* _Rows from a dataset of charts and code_
= = =

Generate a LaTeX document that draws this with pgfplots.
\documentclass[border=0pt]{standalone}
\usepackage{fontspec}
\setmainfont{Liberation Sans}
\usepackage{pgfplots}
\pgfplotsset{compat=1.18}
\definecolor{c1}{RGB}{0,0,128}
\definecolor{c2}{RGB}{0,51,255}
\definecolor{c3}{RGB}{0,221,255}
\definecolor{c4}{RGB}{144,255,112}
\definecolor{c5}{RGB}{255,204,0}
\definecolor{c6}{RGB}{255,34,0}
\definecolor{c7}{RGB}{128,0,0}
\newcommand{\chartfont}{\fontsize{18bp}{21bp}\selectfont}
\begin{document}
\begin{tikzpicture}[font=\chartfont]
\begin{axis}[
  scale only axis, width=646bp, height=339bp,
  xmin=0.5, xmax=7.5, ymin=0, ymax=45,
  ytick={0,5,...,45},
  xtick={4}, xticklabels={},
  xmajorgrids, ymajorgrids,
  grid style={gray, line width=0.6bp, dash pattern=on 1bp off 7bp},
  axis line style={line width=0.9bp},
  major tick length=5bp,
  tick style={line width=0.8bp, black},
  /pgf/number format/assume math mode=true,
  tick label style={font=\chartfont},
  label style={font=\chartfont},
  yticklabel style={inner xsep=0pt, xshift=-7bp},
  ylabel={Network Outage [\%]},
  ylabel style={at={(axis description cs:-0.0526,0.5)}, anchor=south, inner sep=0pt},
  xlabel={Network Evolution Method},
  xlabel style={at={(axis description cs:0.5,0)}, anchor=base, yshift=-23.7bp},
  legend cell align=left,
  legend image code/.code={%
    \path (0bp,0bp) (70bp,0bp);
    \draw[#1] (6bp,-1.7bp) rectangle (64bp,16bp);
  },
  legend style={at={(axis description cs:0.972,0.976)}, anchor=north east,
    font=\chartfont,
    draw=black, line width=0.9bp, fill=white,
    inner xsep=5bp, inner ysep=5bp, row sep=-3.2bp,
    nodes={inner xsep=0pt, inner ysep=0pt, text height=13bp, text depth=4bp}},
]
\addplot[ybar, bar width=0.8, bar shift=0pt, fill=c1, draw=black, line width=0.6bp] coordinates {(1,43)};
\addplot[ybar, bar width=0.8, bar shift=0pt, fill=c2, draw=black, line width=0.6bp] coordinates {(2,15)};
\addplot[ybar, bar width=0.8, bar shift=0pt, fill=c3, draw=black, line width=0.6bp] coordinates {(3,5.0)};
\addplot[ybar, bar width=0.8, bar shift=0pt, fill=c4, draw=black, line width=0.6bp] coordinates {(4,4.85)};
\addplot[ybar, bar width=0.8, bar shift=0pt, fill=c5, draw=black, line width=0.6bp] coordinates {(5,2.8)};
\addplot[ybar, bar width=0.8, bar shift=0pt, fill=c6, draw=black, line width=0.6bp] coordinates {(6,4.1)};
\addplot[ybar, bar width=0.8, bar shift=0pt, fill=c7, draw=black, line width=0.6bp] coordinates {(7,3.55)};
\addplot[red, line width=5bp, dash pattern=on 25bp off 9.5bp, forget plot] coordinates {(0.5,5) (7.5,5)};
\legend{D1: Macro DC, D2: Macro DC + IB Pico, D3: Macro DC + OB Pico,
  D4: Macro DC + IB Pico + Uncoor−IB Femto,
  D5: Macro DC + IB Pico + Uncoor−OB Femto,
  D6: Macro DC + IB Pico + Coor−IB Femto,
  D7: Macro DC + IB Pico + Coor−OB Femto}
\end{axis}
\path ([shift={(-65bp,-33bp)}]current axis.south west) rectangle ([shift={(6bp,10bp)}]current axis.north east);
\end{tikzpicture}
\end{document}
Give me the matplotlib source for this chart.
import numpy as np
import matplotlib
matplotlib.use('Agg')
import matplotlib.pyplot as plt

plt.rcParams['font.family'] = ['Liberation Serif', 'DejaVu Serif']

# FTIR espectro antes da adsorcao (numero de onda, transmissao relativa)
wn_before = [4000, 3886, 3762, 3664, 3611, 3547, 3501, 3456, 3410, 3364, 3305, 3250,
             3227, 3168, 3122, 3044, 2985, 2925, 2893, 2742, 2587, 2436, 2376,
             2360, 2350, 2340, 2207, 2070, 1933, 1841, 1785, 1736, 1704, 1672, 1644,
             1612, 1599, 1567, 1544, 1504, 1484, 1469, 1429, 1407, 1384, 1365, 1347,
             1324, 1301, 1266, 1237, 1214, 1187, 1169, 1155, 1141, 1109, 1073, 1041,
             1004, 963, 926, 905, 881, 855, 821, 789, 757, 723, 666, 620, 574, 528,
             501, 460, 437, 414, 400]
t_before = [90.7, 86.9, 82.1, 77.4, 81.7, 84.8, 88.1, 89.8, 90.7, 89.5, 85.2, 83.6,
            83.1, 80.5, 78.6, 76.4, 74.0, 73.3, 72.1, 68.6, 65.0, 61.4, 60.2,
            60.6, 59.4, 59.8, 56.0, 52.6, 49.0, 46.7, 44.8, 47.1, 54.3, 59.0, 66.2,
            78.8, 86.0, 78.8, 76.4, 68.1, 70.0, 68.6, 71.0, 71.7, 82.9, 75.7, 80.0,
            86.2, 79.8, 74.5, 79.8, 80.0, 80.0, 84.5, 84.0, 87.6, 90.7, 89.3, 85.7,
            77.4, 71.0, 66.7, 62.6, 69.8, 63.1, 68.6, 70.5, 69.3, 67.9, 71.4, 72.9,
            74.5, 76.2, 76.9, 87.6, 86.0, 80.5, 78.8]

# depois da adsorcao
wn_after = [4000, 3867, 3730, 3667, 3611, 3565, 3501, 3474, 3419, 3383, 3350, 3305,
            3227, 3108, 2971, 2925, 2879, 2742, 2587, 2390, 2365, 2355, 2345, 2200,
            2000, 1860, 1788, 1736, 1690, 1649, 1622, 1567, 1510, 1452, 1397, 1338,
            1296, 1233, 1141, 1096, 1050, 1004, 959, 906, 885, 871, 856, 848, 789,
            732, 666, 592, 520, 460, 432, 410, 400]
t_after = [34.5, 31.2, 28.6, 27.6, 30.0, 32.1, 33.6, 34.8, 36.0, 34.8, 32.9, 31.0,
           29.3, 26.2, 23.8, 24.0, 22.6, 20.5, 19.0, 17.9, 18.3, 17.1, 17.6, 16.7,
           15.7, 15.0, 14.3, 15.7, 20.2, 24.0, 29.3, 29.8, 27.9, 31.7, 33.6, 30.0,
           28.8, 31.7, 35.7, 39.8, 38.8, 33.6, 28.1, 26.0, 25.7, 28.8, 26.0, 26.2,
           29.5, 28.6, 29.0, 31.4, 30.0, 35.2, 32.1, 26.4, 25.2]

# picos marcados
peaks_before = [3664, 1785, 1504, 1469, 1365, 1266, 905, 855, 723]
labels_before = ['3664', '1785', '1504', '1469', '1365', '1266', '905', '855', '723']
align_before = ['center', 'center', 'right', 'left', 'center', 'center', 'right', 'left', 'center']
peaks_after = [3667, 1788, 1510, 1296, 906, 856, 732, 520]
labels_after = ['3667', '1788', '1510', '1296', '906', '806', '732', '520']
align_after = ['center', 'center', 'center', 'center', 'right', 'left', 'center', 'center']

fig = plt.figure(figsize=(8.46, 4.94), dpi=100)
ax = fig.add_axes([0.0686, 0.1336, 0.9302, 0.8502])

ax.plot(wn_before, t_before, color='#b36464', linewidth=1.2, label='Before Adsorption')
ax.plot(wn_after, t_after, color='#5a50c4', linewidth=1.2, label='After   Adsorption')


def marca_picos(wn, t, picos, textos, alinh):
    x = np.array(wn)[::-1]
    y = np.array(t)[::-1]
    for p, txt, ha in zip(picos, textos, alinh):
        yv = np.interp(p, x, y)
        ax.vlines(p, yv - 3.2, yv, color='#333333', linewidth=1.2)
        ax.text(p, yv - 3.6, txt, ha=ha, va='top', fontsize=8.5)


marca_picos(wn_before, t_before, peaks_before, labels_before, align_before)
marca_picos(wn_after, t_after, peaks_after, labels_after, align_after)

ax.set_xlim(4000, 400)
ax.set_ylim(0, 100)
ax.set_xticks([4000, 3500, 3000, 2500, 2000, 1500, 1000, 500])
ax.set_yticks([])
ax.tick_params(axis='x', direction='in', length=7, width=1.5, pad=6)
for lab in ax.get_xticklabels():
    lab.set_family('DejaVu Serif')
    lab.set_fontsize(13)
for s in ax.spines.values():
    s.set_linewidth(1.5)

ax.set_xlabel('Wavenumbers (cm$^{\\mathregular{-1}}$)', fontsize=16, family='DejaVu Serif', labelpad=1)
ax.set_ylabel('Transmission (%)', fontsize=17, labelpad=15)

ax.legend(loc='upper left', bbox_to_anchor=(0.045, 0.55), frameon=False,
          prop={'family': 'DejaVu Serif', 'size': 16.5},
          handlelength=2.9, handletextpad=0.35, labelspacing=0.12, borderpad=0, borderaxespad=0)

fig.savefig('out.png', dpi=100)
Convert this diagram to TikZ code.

= = =

Pull every line containing "matplotlib" from the data.

* _ANSWER FOR THE TASK_
Give me the matplotlib source for this chart.
import matplotlib
matplotlib.use('Agg')
import matplotlib.pyplot as plt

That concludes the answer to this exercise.